An examination of the dramas which were considered in the cases of the United States vs. Tolentino,1 No. 1451, decided March 6, 1906, and of the United States vs. Cruz,2 No. 2128, will show that anyone reading these dramas or seeing them presented could not fail to understand their seditious tendencies, something which, according to the witnesses of the Government in this case, a great majority of the spectators of this drama could not see.

== Retirement and later life ==
The rise of the cinema and the decline of nationalist theater convinced Abad to shift careers. After he retired from the writing of drama, Abad published Ang Tanikalang Guinto in 1907, after which he turned to teaching and occasional stage production with his own compania volante (flying troupe). After his second marriage to the Batangueña Genoveva Clar de Jesus, he began to teach the Tagalog alphabet, even publishing a Tagalog primer. When this did not net enough income, Abad entered agriculture, supplying chickens, eggs, and vegetables to Manila, pursuing herbal medicine as a hobby.

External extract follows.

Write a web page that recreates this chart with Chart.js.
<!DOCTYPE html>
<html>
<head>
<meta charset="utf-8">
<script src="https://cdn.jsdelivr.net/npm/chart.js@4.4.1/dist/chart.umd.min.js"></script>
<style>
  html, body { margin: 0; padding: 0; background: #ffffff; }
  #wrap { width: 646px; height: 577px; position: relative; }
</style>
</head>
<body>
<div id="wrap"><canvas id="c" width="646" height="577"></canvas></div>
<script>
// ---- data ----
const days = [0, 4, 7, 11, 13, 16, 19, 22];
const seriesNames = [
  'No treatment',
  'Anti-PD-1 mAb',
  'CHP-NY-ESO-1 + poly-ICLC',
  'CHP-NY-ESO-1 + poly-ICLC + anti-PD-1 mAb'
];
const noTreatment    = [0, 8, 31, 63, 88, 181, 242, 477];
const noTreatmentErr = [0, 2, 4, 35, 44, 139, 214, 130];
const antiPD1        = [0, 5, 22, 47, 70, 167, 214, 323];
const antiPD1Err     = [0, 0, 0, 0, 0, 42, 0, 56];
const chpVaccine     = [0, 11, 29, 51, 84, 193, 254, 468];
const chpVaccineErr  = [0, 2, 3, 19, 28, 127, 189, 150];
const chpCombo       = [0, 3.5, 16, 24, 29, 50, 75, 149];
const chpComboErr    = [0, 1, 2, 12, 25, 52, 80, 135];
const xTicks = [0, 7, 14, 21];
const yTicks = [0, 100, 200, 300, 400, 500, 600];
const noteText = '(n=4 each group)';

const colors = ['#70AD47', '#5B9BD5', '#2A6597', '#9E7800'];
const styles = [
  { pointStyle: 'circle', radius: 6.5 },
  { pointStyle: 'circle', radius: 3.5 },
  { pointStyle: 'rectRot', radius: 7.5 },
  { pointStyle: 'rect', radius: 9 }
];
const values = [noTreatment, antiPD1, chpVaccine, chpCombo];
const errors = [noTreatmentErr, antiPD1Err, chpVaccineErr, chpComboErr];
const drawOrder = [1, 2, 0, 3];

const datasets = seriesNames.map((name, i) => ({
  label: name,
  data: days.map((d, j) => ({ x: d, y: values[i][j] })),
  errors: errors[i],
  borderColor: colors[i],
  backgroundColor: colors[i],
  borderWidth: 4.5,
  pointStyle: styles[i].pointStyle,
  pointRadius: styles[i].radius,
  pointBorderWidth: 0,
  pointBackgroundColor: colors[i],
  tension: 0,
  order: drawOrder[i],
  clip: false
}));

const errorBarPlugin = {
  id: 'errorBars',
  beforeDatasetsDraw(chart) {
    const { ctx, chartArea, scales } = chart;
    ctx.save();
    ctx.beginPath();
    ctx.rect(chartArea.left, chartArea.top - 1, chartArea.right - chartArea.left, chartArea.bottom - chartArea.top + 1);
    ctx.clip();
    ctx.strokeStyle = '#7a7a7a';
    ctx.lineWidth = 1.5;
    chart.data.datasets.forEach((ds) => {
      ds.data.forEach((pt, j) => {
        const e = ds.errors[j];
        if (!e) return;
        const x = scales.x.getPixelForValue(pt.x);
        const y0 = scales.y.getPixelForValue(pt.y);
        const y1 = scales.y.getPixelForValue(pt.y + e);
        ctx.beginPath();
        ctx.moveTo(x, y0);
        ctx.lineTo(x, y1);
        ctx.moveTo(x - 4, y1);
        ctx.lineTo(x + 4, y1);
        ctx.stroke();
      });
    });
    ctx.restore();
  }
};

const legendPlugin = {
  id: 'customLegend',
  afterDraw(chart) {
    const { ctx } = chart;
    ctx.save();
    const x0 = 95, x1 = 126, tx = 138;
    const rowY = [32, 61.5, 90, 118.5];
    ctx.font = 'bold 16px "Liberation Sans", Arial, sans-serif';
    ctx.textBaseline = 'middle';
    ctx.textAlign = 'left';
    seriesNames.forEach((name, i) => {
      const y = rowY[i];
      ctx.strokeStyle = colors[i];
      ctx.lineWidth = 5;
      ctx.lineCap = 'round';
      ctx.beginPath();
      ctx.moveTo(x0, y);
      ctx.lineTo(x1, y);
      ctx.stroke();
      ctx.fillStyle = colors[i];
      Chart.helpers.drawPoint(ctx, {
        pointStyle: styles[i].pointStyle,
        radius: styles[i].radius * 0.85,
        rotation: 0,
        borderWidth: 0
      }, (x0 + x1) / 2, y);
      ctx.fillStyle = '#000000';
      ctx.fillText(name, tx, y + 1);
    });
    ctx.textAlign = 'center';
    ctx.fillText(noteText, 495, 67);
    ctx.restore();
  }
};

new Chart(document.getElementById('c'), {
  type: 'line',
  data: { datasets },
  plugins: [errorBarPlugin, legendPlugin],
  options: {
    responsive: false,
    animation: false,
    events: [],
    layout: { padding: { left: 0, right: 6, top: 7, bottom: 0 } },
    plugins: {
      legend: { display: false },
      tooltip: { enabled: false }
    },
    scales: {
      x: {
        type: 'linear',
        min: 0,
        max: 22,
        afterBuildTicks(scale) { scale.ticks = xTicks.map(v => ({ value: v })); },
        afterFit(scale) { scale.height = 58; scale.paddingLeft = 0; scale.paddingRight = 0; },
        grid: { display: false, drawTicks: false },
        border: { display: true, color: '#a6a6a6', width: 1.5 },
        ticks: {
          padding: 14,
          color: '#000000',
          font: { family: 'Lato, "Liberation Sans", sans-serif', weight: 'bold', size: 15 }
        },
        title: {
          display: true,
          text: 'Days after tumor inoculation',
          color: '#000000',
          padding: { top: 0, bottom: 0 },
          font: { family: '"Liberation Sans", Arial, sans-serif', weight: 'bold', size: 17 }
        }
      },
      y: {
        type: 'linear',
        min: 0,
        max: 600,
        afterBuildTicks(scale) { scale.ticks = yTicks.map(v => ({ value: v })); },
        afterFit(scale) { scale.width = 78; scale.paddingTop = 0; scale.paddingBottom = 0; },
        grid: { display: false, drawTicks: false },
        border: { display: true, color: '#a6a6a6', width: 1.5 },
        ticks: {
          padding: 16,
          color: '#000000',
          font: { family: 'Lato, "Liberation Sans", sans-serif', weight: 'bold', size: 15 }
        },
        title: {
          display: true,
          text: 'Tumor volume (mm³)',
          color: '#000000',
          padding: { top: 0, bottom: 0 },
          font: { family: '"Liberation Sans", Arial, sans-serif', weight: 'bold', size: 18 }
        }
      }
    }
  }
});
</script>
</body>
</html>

In 1923 Abad returned to Manila and opened a printing shop on Tuason street. He subsequently became active in the labor movement with his membership in the Legionarios del Trabajo. Abad briefly edited the Legionario journal Araw, and in 1928, he was briefly sent to China for a mission. Upon his return to the Philippines some Chinese friends of his arranged another China trip for him. Abad would never return to the Philippines as he encountered trouble with his assumed Chinese passport. He died near Xiamen (then Amoy) and was buried there.